- Wendy’s opportunity lies in the International markets
- Wendy’s Capital Allocation Program dooms the future of Wendy’s performance
- The domestic market is Competitive, and Wendy will cede market share to smaller more versatile companies
Wendy’s is the sixth largest QSR business in the United States with systemwide sales exceeding nine billion dollars and global systemwide sales of more than ten billion dollars. Wendy’s International Franchised stores made only a sliver of these sales with 477 million dollars. In addition, by 2020 the international franchised restaurant industry is expected to be worth $5 trillion.
While there are certainly challenges to overcome in the domestic markets the opportunity international markets provide the company will outweigh the loss of any market share in the domestic arena.
The book Good to great underlines some key aspects a great company needs to have. Applying these concepts from the book to Wendy’s provides a few key indicators to look for. One of the themes throughout the book was the idea that management must be superb. The common thread linking great management is their continued involvement within the corporation and their loyalty towards their company. These types of leaders are required to improve existing parts of the company or a new endeavor. Abigail Pringle, the head of international development at Wendy’s, is a long-time company insider
Ms. Pringle joined the Company in May 2002 and has served as our Chief Development Officer since December 2014. She served as our Senior Vice President of Restaurant Development and Growth Initiatives from July 2013 to December 2014, Senior Vice President of Strategic Initiatives and Planning from April 2012 to June 2013, Vice President of Strategic Initiatives and Planning from November 2008 to March 2012 and Director of Strategic Initiatives and Planning from May 2002 to November 2008. Prior to joining the Company, Ms. Pringle worked from August 1996 to May 2002 for Accenture plc, a global professional services company, where she served as a consultant in the areas of process re-engineering, systems implementations, organizational design, and change management.

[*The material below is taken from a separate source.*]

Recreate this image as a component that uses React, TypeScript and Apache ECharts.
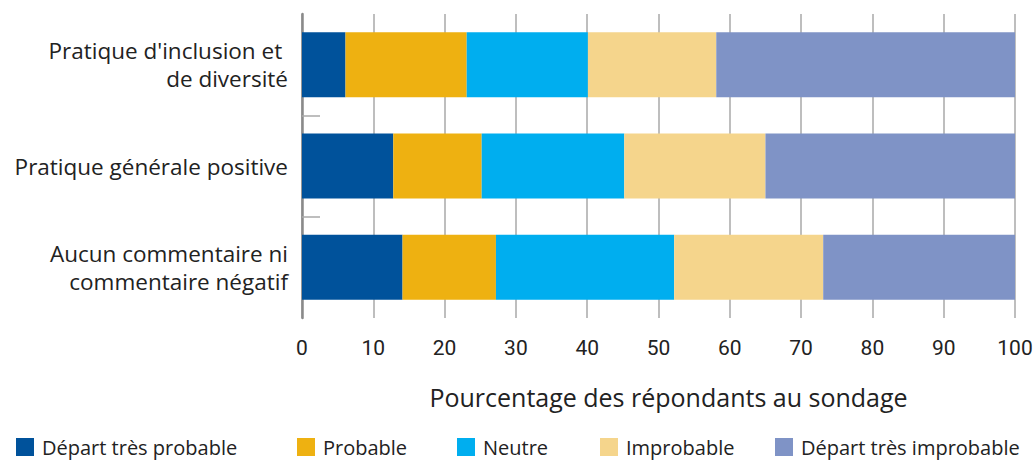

With a capable leader at the helm, other factors must be looked at to see how Wendy’s can compete in the international QSR business. Wendy’s management has been doing this recently expanding their international presence. In Q3 of 2018, Wendy reported: “another impressive quarter of double-digit growth at 13%”. The idea that management is focused solely on expanding Wendy’s operations brings us to another Good to Great concept. The book Good to Great states every “great” company has had a strong strategic concept and focused solely on it called the “Hedgehog” concept.
If management acknowledges this truth and works towards utilizing cash flows towards expanding in the international environment Wendy will recognize large growth. For management to more effectively compete in the international marketplace more cash must be retained in the company. If we recognize that Wendy must retain more cash to reinvest in its international operation to expand then its capital allocation program seems foolish at best.
In a hypercompetitive domestic marketplace, the largely underinvested international markets offer Wendy’s new opportunities in redefining its position in the QSR industry. While they contend with Restaurant Brands International (parent of Burger King) and McDonald’s with burgers Wendy has an opportunity to redefine this relationship. By focusing on higher margin, healthier products Wendy can change the battlefield.
With changing consumer trends, the continued perception of Mc Donald’s and Burger King as unhealthy allow Wendy’s to rebrand themselves more aggressively and dominate a larger portion of market share. However, if Wendy does not adapt quickly enough substantial market share will be controlled by smaller enterprises such as Chic-fil-a.
But if Wendy is not able to change the conditions on which this game is played the future looks bleak. It seems very unlikely Wendy will be able to do this with its capital allocation plan. This idea of giving excess cash back to investors goes against the hedgehog concept of focusing on international growth. By not retaining its earnings and adapting to the hypercompetitive domestic market and ceding market share to smaller companies Wendy seems doomed to mediocre performance.